By Neil Nisperos, Inland Valley Daily Bulletin

SAN BERNARDINO >> Healthcare, transportation and warehousing are among the most in-demand job sectors in the Inland Empire, according to a new report for the agency tasked with helping people find work.

Other in-demand job sectors in the region include social assistance, utilities, professional, technical and scientific and construction, according to the report presented to the San Bernardino County Workforce Investment Board by Kyle West, applied economics and technology advisor for the Richmond, Va.-based Chmura Economics & Analytics.

Three industry clusters expected to grow at a rapid rate in the near term are construction, healthcare and utilities, West said.

“Of those three, healthcare and social assistance is the largest, so you would expect to see the largest gains in that cluster of activity,” West said.

Healthcare is the biggest sector for job opportunities in the region, followed by logistics, construction and utilities, said Sandy Harmsen, executive director of the Workforce Investment Board.

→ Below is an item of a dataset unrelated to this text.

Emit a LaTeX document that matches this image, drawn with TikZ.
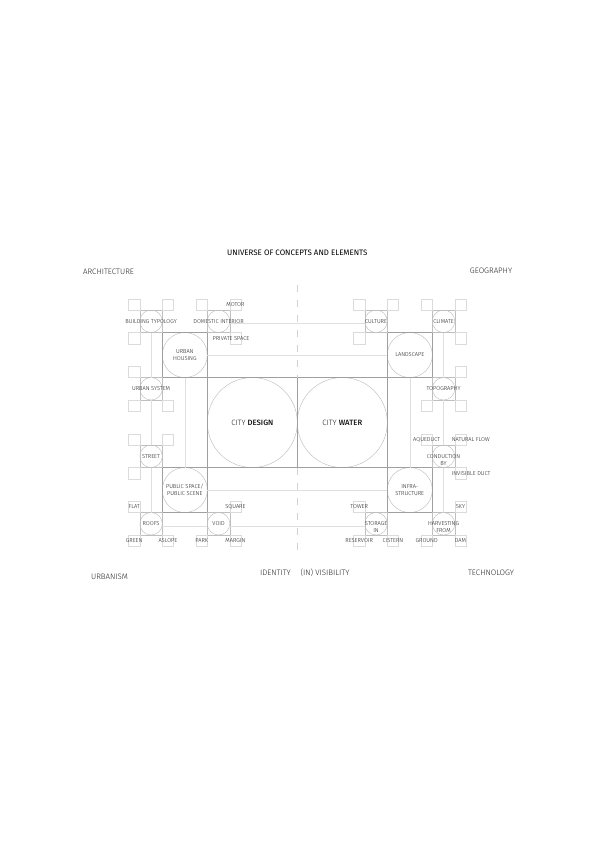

“We were very pleased to see that we have been doing our training, our focus of our dollars, and our time and energies in the demand sectors that have shown up in the report – that the report has identified those areas of growth, particularly in healthcare, construction and utilities,” Harmsen said. .

Jobseeker Matthew Walker, 48, of Ontario, had been a construction worker in the past and was at a job center in Rancho Cucamonga looking for new employment.

“It’s better now than during the recession, but not that much,” Walker said. “I used to do construction and it’s dropped a lot. Things are going to be better with logistics.”

Education and training is a key strategy for the Workforce Investment Board, and it’s been working to connect business with schools and training centers to prepare workers for the kinds of skills needed by the key hiring sectors of the region, official said.

“From a workforce perspective, one of the most significant opportunities for the region is the youth of its population,” West said. “The working age segment of the population has been growing over the last 10 years at a rate of almost twice as fast.”

The report forecasts over 9 percent growth in the younger working population — ages 18 to 22 — by 2022. West said 20 percent of the working population in the region does not have a high school diploma, and raising the level of educational attainment for young people in the region will be key to economic growth.

“Educational attainment rates in the Inland Empire are lower than in other areas of California and we need to continue to develop strategies in working with businesses and education providers, not only in higher education but in the K-12 system, so that we’re creating and developing a workforce that not only has the skills but the education that employers require,” said BRadley Gates, deputy director of business services for the county’s Workforce Investment Board.

Employment in the region is forecasted to grow at a rate of 3.8 percent through 2016 “and that’s a rate that is outperforming the state of California,” West said.

“It’s also substantially outperforming the country as a whole,” West added.